A spokesman for Abbott Labs declined to comment.

Pfizer put its 2013 tax expense at about $4.3 billion. But if the company’s $1.2 billion of new uncertain tax positions for the year pan out, its tax expense might prove to have been closer to $3.1 billion, pulling its effective tax rate of 27.4% down to about 19.9%.

“As we mention in our filings, the unrecognized tax benefits relate primarily to issues common among multinational corporations, but we don’t provide a more granular qualitative or quantitative breakdown of these issues,” Pfizer spokeswoman Joan Campion said. She wouldn’t be more specific.

By default, large companies pay a 35% tax rate on profits, but many reduce that figure, often significantly, with deductions and credits, among other means. Large profitable companies averaged an effective federal tax rate of about 19% in recent years, ITEP estimates. 

Exxon Mobil spokesman Scott Silvestri said the company’s unrecognized tax benefits amount to just 6.4% of its total tax expense over the last five years and reflect potential disagreements between the company and tax authorities as far back as 1998, with little potential harm for investors. He added that the company doesn’t expect them to have a material impact on its near-term earnings or effective tax rate.

General Electric Co., which reported nearly $6 billion in unrecognized tax benefits at the end of September, is suing the IRS to recoup $658 million in taxes and interest it sought to avoid with the 2003 sale of ERC Life Reinsurance Corp., at the time part of the company’s Employers Re insurance business.

The dispute centers on a $2.2 billion capital loss that GE claimed from the sale for tax purposes, a loss that it carried back to offset capital gains from the company’s tax return for 2000. The IRS argued that GE didn’t in fact realize a loss on the sale, because the company improperly accounted for an earlier restructuring.

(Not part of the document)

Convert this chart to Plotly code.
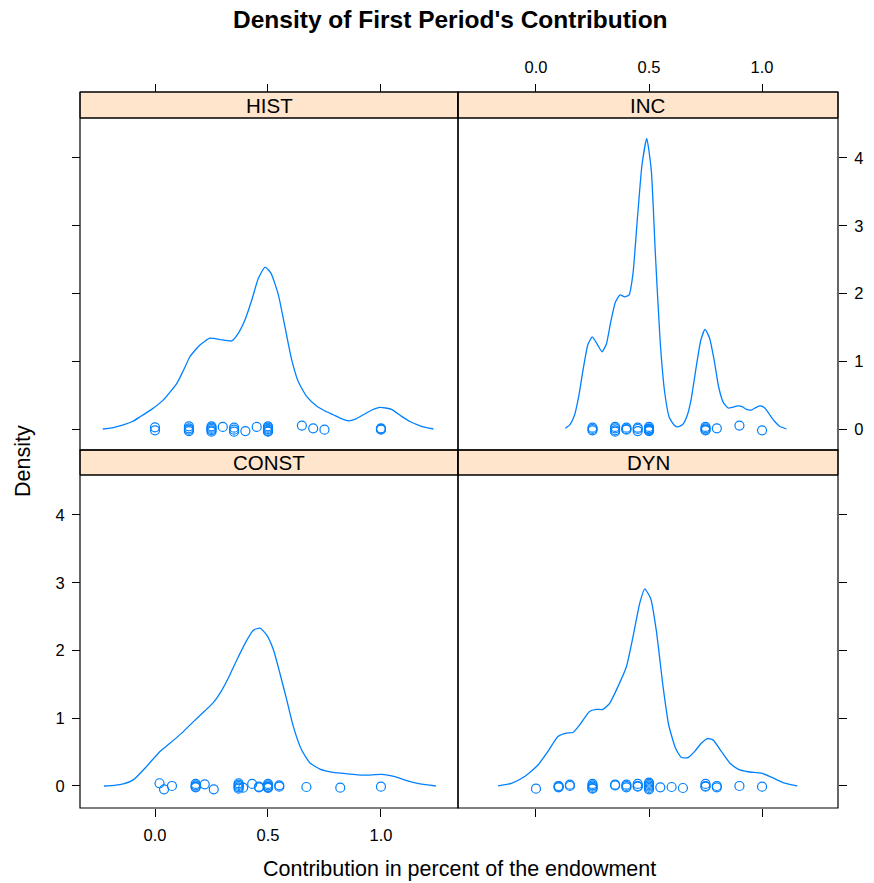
import plotly.graph_objects as go

# ---------------- data ----------------
panels = ["HIST", "INC", "CONST", "DYN"]

hist_x = [-0.231, -0.185, -0.140, -0.100, -0.066, -0.015, 0.037, 0.096, 0.125, 0.155, 0.199, 0.243,
          0.288, 0.339, 0.364, 0.398, 0.428, 0.457, 0.487, 0.513, 0.546, 0.575, 0.605, 0.634,
          0.671, 0.715, 0.750, 0.789, 0.820, 0.855, 0.890, 0.922, 0.960, 0.996, 1.047, 1.090,
          1.128, 1.180, 1.232]
hist_y = [0.0, 0.02, 0.06, 0.11, 0.18, 0.29, 0.43, 0.67, 0.86, 1.07, 1.24, 1.34,
          1.32, 1.30, 1.39, 1.61, 1.90, 2.22, 2.39, 2.30, 1.98, 1.51, 1.02, 0.70,
          0.48, 0.34, 0.27, 0.21, 0.16, 0.12, 0.15, 0.21, 0.28, 0.32, 0.29, 0.19,
          0.11, 0.04, 0.0]

inc_x = [0.130, 0.149, 0.171, 0.189, 0.208, 0.230, 0.249, 0.271, 0.292, 0.311, 0.330, 0.351,
         0.372, 0.392, 0.412, 0.429, 0.448, 0.469, 0.490, 0.510, 0.528, 0.549, 0.569, 0.590,
         0.611, 0.628, 0.650, 0.670, 0.687, 0.709, 0.729, 0.748, 0.768, 0.788, 0.808, 0.829,
         0.850, 0.869, 0.891, 0.912, 0.931, 0.953, 0.975, 0.993, 1.012, 1.034, 1.056, 1.078, 1.108]
inc_y = [0.01, 0.06, 0.21, 0.48, 0.87, 1.25, 1.36, 1.25, 1.14, 1.25, 1.57, 1.87,
         1.98, 1.95, 1.98, 2.29, 3.08, 3.90, 4.29, 3.82, 2.59, 1.31, 0.55, 0.17,
         0.06, 0.03, 0.07, 0.21, 0.45, 0.92, 1.31, 1.47, 1.34, 1.02, 0.62, 0.39,
         0.31, 0.32, 0.34, 0.33, 0.29, 0.28, 0.32, 0.34, 0.31, 0.21, 0.11, 0.04, 0.0]

const_x = [-0.226, -0.180, -0.140, -0.096, -0.037, 0.022, 0.066, 0.118, 0.170, 0.221, 0.258, 0.288,
           0.324, 0.362, 0.406, 0.435, 0.465, 0.494, 0.524, 0.553, 0.583, 0.612, 0.649, 0.686,
           0.730, 0.789, 0.848, 0.922, 1.003, 1.047, 1.080, 1.114, 1.173, 1.243]
const_y = [0.0, 0.01, 0.03, 0.09, 0.29, 0.51, 0.63, 0.78, 0.95, 1.11, 1.23, 1.37,
           1.59, 1.86, 2.15, 2.30, 2.33, 2.23, 2.01, 1.66, 1.27, 0.88, 0.53, 0.34,
           0.25, 0.20, 0.18, 0.16, 0.17, 0.15, 0.12, 0.08, 0.03, 0.0]

dyn_x = [-0.168, -0.109, -0.050, 0.009, 0.053, 0.097, 0.134, 0.164, 0.193, 0.237, 0.267, 0.296,
         0.326, 0.363, 0.400, 0.429, 0.459, 0.481, 0.507, 0.532, 0.562, 0.587, 0.617, 0.643,
         0.673, 0.702, 0.731, 0.758, 0.783, 0.820, 0.857, 0.894, 0.938, 0.997, 1.041, 1.093, 1.156]
dyn_y = [0.0, 0.04, 0.14, 0.31, 0.51, 0.73, 0.78, 0.79, 0.90, 1.10, 1.13, 1.13,
         1.22, 1.47, 1.76, 2.20, 2.70, 2.91, 2.77, 2.30, 1.47, 0.90, 0.56, 0.42,
         0.42, 0.51, 0.63, 0.70, 0.68, 0.51, 0.34, 0.25, 0.21, 0.19, 0.13, 0.05, 0.0]

# raw observations (x) and their vertical jitter (y)
hist_pts_x = [0, 0, 0.15, 0.15, 0.15, 0.15, 0.25, 0.25, 0.25, 0.25, 0.25, 0.30, 0.35, 0.35, 0.35,
              0.40, 0.45, 0.5, 0.5, 0.5, 0.5, 0.5, 0.5, 0.65, 0.70, 0.75, 1.0, 1.0, 1.0]
hist_pts_y = [0.025, -0.02, 0.04, 0.01, -0.01, -0.03, 0.04, 0.02, 0.0, -0.02, -0.04, 0.03, 0.02, -0.01, -0.04,
              -0.03, 0.03, 0.04, 0.02, 0.0, -0.01, -0.03, -0.04, 0.05, 0.01, -0.01, 0.01, -0.01, 0.0]

inc_pts_x = [0.25, 0.25, 0.25, 0.35, 0.35, 0.35, 0.35, 0.40, 0.40, 0.40, 0.45, 0.45, 0.45,
             0.5, 0.5, 0.5, 0.5, 0.5, 0.5, 0.75, 0.75, 0.75, 0.75, 0.80, 0.90, 1.0]
inc_pts_y = [0.02, 0.0, -0.02, 0.03, 0.01, -0.02, -0.04, 0.02, 0.0, -0.01, 0.02, 0.0, -0.03,
             0.03, 0.01, 0.0, -0.01, -0.02, -0.03, 0.03, 0.01, -0.01, -0.02, 0.01, 0.05, -0.02]

const_pts_x = [0.02, 0.04, 0.075, 0.18, 0.18, 0.18, 0.18, 0.22, 0.26, 0.37, 0.37, 0.37, 0.37, 0.37,
               0.39, 0.43, 0.46, 0.46, 0.5, 0.5, 0.5, 0.5, 0.5, 0.55, 0.55, 0.67, 0.82, 1.0]
const_pts_y = [0.04, -0.05, 0.0, 0.03, 0.01, -0.01, -0.02, 0.025, -0.05, 0.04, 0.02, 0.0, -0.02, -0.04,
               -0.025, 0.03, -0.02, -0.01, 0.03, 0.01, -0.01, -0.02, -0.03, 0.01, -0.01, -0.015, -0.025, -0.01]

dyn_pts_x = [0.0, 0.10, 0.10, 0.10, 0.15, 0.15, 0.25, 0.25, 0.25, 0.25, 0.25, 0.35, 0.35,
             0.40, 0.40, 0.40, 0.45, 0.45, 0.45, 0.5, 0.5, 0.5, 0.5, 0.5, 0.5,
             0.55, 0.60, 0.65, 0.75, 0.75, 0.75, 0.80, 0.80, 0.90, 1.0]
dyn_pts_y = [-0.04, 0.0, -0.01, -0.02, 0.02, 0.0, 0.03, 0.01, -0.01, -0.03, -0.04, 0.02, 0.01,
             0.02, 0.0, -0.02, 0.03, 0.0, -0.01, 0.05, 0.03, 0.01, -0.01, -0.03, -0.05,
             -0.02, -0.015, -0.03, 0.03, 0.0, -0.01, 0.0, -0.02, 0.0, -0.01]

x_ticks = [0.0, 0.5, 1.0]
x_ticktext = ["0.0", "0.5", "1.0"]
y_ticks = [0, 1, 2, 3, 4]

# ---------------- figure ----------------
W, H = 874, 883
col = "#0080ff"
FONT = "Liberation Sans, Arial, sans-serif"

def px_x(p):
    return p / W

def px_y(p):
    return (H - p) / H

xL = [px_x(80), px_x(458)]
xR = [px_x(458), px_x(838)]
yTop = [px_y(450), px_y(118)]
yBot = [px_y(808), px_y(475)]
stripTop = [px_y(118), px_y(92)]
stripBot = [px_y(475), px_y(450)]

fig = go.Figure()

curves = [(hist_x, hist_y), (inc_x, inc_y), (const_x, const_y), (dyn_x, dyn_y)]
pts = [(hist_pts_x, hist_pts_y), (inc_pts_x, inc_pts_y), (const_pts_x, const_pts_y), (dyn_pts_x, dyn_pts_y)]

for i in range(4):
    xa = "x" if i == 0 else f"x{i+1}"
    ya = "y" if i == 0 else f"y{i+1}"
    cx, cy = curves[i]
    fig.add_trace(go.Scatter(x=cx, y=cy, mode="lines", line=dict(color=col, width=1.3, shape="spline", smoothing=0.5),
                             xaxis=xa, yaxis=ya, showlegend=False, hoverinfo="skip"))
    px_, py_ = pts[i]
    fig.add_trace(go.Scatter(x=px_, y=py_, mode="markers",
                             marker=dict(symbol="circle-open", size=9, color=col, line=dict(width=1.2)),
                             xaxis=xa, yaxis=ya, showlegend=False, hoverinfo="skip"))

tickcommon = dict(ticks="outside", ticklen=8, tickwidth=1, tickcolor="black",
                  showgrid=False, zeroline=False, showline=False, ticklabelstandoff=4,
                  tickfont=dict(family=FONT, size=16.5, color="black"))

xr_left = [-0.332, 1.341]
xr_right = [-0.345, 1.336]
yr_top = [-0.31, 4.59]
yr_bot = [-0.325, 4.59]

fig.update_layout(
    width=W, height=H, margin=dict(l=0, r=0, t=0, b=0),
    plot_bgcolor="white", paper_bgcolor="white",
    # HIST
    xaxis=dict(domain=xL, range=xr_left, side="top", anchor="free", position=stripTop[1],
               tickvals=x_ticks, showticklabels=False, **tickcommon),
    yaxis=dict(domain=yTop, range=yr_top, side="left", anchor="free", position=xL[0],
               tickvals=y_ticks, showticklabels=False, **tickcommon),
    # INC
    xaxis2=dict(domain=xR, range=xr_right, side="top", anchor="free", position=stripTop[1],
                tickvals=x_ticks, ticktext=x_ticktext, **tickcommon),
    yaxis2=dict(domain=yTop, range=yr_top, side="right", anchor="free", position=xR[1],
                tickvals=y_ticks, **tickcommon),
    # CONST
    xaxis3=dict(domain=xL, range=xr_left, side="bottom", anchor="free", position=yBot[0],
                tickvals=x_ticks, ticktext=x_ticktext, **tickcommon),
    yaxis3=dict(domain=yBot, range=yr_bot, side="left", anchor="free", position=xL[0],
                tickvals=y_ticks, **tickcommon),
    # DYN
    xaxis4=dict(domain=xR, range=xr_right, side="bottom", anchor="free", position=yBot[0],
                tickvals=x_ticks, showticklabels=False, **tickcommon),
    yaxis4=dict(domain=yBot, range=yr_bot, side="right", anchor="free", position=xR[1],
                tickvals=y_ticks, showticklabels=False, **tickcommon),
)

shapes = []
annotations = []
boxes = [(xL, yTop, stripTop), (xR, yTop, stripTop), (xL, yBot, stripBot), (xR, yBot, stripBot)]
for name, (bx, by, sy) in zip(panels, boxes):
    shapes.append(dict(type="rect", xref="paper", yref="paper", x0=bx[0], x1=bx[1], y0=sy[0], y1=sy[1],
                       fillcolor="#FFE5CC", line=dict(color="black", width=1), layer="below"))
    shapes.append(dict(type="rect", xref="paper", yref="paper", x0=bx[0], x1=bx[1], y0=by[0], y1=sy[1],
                       fillcolor="rgba(0,0,0,0)", line=dict(color="black", width=1.2)))
    shapes.append(dict(type="line", xref="paper", yref="paper", x0=bx[0], x1=bx[1], y0=sy[0], y1=sy[0],
                       line=dict(color="black", width=1)))
    annotations.append(dict(text=name, xref="paper", yref="paper", x=(bx[0] + bx[1]) / 2,
                            y=(sy[0] + sy[1]) / 2, showarrow=False, xanchor="center", yanchor="middle",
                            font=dict(family=FONT, size=20.5, color="black")))

annotations.append(dict(text="<b>Density of First Period's Contribution</b>", xref="paper", yref="paper",
                        x=px_x(450), y=px_y(19), showarrow=False, xanchor="center", yanchor="middle",
                        font=dict(family=FONT, size=24.5, color="black")))
annotations.append(dict(text="Contribution in percent of the endowment", xref="paper", yref="paper",
                        x=px_x(459), y=px_y(869), showarrow=False, xanchor="center", yanchor="middle",
                        font=dict(family=FONT, size=21.5, color="black")))
annotations.append(dict(text="Density", xref="paper", yref="paper", textangle=-90,
                        x=px_x(23), y=px_y(461), showarrow=False, xanchor="center", yanchor="middle",
                        font=dict(family=FONT, size=21.5, color="black")))

fig.update_layout(shapes=shapes, annotations=annotations)
fig.write_html("out.html")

GE spokesman Seth Martin declined to discuss details of the dispute with the IRS. “As we address specific items with tax authorities around the world, our balance of unrecognized benefits changes over time,” Mr. Martin said in an email. “GE pays billions in cash income taxes annually.”

Bets on those breaks or credits pay off if a company can prevail in court, if tax authorities don’t challenge the claims or if the statute of limitations expires—typically after three years for U.S. federal taxes. And companies typically get at least some of what they claim.

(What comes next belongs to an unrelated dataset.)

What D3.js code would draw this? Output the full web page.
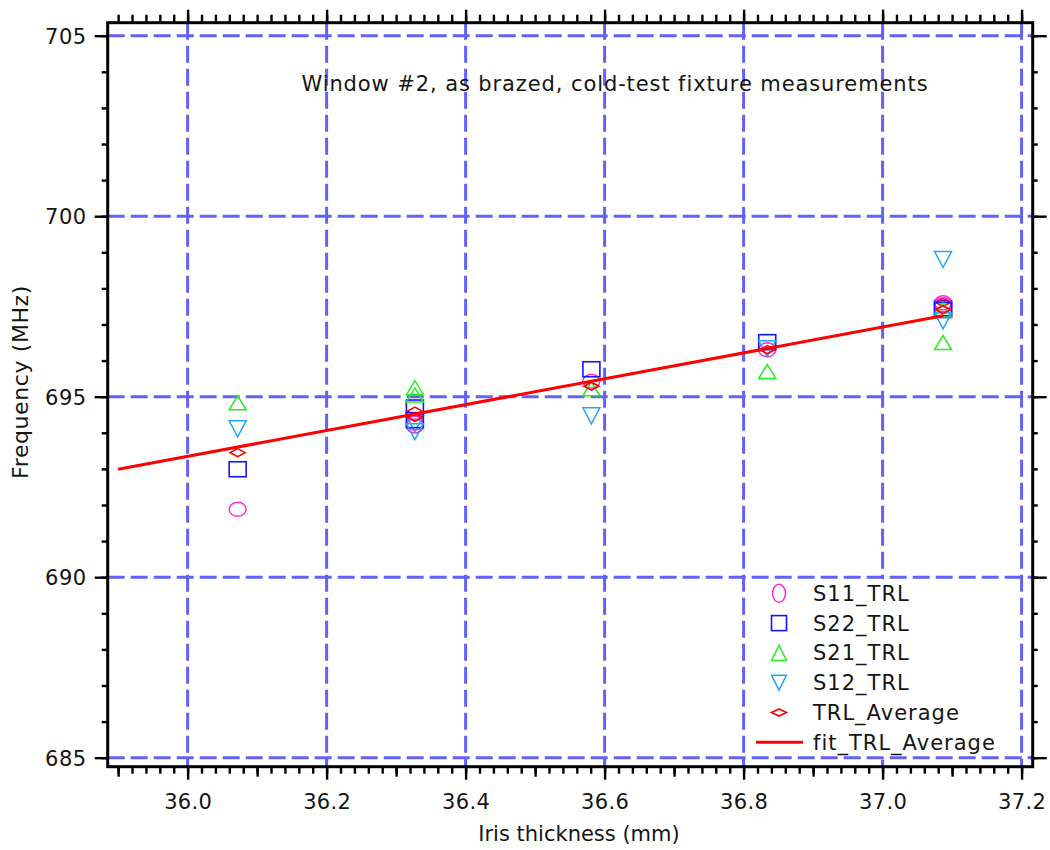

“We generally end up—almost always—settling issues at amounts less than what we have on reserves,” says Al Cappelloni, a partner with accounting and consulting firm McGladrey LLP’s national tax practice who helps public companies prepare their tax-accounting statements and audits other clients’ tax provisions.


We generally end up—almost always—settling issues at amounts less than what we have on reserves.

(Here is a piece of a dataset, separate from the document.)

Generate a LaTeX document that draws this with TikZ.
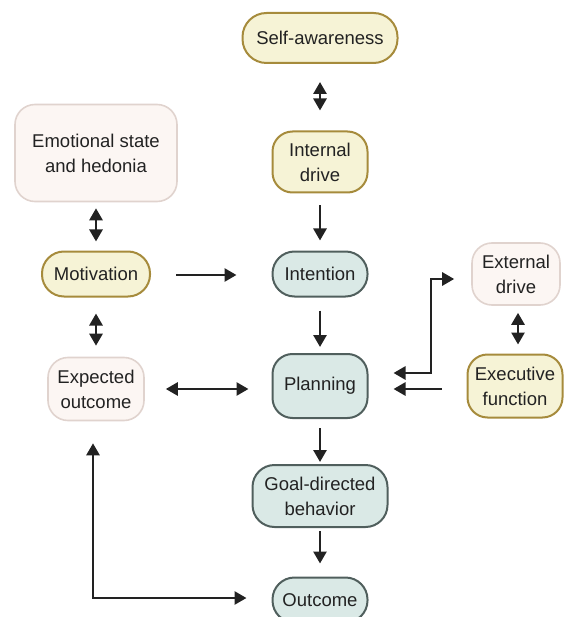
\documentclass[tikz,border=0pt]{standalone}
\usepackage{fontspec}
\setmainfont{Liberation Sans}
\usetikzlibrary{arrows.meta}
\definecolor{yfill}{HTML}{F6F3D6}
\definecolor{ydraw}{HTML}{A68B3C}
\definecolor{bfill}{HTML}{DAE9E6}
\definecolor{bdraw}{HTML}{505F5D}
\definecolor{pfill}{HTML}{FCF6F3}
\definecolor{pdraw}{HTML}{E0D3CE}
\definecolor{ink}{HTML}{222222}
\begin{document}
\begin{tikzpicture}[x=1pt,y=-1pt,
  box/.style={draw, line width=2pt, inner sep=0pt, align=center,
    font=\fontsize{18.5}{25}\selectfont, text=ink},
  ybox/.style={box, fill=yfill, draw=ydraw},
  bbox/.style={box, fill=bfill, draw=bdraw},
  pbox/.style={box, fill=pfill, draw=pdraw, line width=1.6pt},
  sz/.style n args={3}{minimum width=#1pt, minimum height=#2pt, rounded corners=#3pt},
  arr/.style={draw=ink, line width=2.7pt, -{Triangle[length=12pt,width=13pt]}},
  darr/.style={draw=ink, line width=2.7pt, {Triangle[length=12pt,width=13pt]}-{Triangle[length=12pt,width=13pt]}}
]
\useasboundingbox (0,0) rectangle (566,617);
\clip (0,0) rectangle (566,617);

\node[ybox, sz={155}{50}{24}] (self) at (320,38) {Self-awareness};
\node[ybox, sz={95}{61}{20}] (internal) at (320,162) {Internal\\drive};
\node[bbox, sz={95}{45}{22}] (intention) at (320,274) {Intention};
\node[bbox, sz={95}{64}{20}] (planning) at (320,386) {Planning};
\node[bbox, sz={135}{62}{22}] (goal) at (320,496) {Goal-directed\\behavior};
\node[bbox, sz={95}{45}{22}] (outcome) at (320,600) {Outcome};

\node[pbox, sz={162}{97}{20}] (emotional) at (96,153) {Emotional state\\and hedonia};
\node[ybox, sz={108}{45}{22}] (motivation) at (96,274) {Motivation};
\node[pbox, sz={96}{63}{20}] (expected) at (96,389) {Expected\\outcome};

\node[pbox, sz={88}{62}{20}] (external) at (516,274) {External\\drive};
\node[ybox, sz={95}{63}{20}] (executive) at (515,386) {Executive\\function};

\draw[darr, shorten <=18pt, shorten >=20pt] (self) -- (internal);
\draw[arr, shorten <=12pt, shorten >=10pt] (internal) -- (intention);
\draw[arr, shorten <=13pt, shorten >=6pt] (intention) -- (planning);
\draw[arr, shorten <=9pt, shorten >=2pt] (planning) -- (goal);
\draw[arr, shorten <=3pt, shorten >=13pt] (goal) -- (outcome);

\draw[darr, shorten <=6pt, shorten >=9pt] (emotional) -- (motivation);
\draw[darr, shorten <=16pt, shorten >=11pt] (motivation) -- (expected);
\draw[arr, shorten <=25pt, shorten >=35pt] (motivation.east |- 0,275) -- (intention.west |- 0,275);
\draw[darr, shorten <=21pt, shorten >=23pt] (expected.east |- 0,389) -- (planning.west |- 0,389);

\draw[darr, shorten <=7pt, shorten >=9pt] (external.south -| 518,0) -- (executive.north -| 518,0);
\draw[arr, shorten <=25pt, shorten >=25pt] (executive.west |- 0,389) -- (planning.east |- 0,389);
\draw[darr, shorten <=25pt, shorten >=17pt] (planning.east |- 0,373) -| (431,279) -- (external.west |- 0,279);

\draw[darr, shorten <=22pt, shorten >=25pt] (expected.south -| 93,0) |- (outcome.west |- 0,598);
\end{tikzpicture}
\end{document}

—Al Cappelloni, a partner with McGladrey LLP

Apple Inc. had accumulated $4 billion in uncertain tax breaks through the end of September, nearly double what it reported at the end of 2012. In its Oct. 27 annual report, the iPhone maker said the IRS had completed audits of its tax returns for 2004 through 2009, resolving about $570 million of the uncertain tax benefits. Of that, Apple was able to recognize $166 million, or about 29%. Meantime, the company recorded $882 million in new unrecognized tax benefits for tax positions taken over the course of the year.

Apple declined to comment.

Sometimes, companies lose. After more than two years of haggling, fertilizer-maker Mosaic Co. struck an agreement with tax officials in the U.S., Canada and the Netherlands on how to tax the company given its internal cross-border transactions.

The pact resolved nearly $324 million of tax benefits Mosaic had claimed. At the same time, the settlement led the company to designate as uncertain another $129 million of tax positions taken in prior years. Once Mosaic factored in other consequences of the agreement, it wound up recording an additional $4 million in tax expense during the last seven months of 2013.

Mosaic declined to comment on details of the settlement.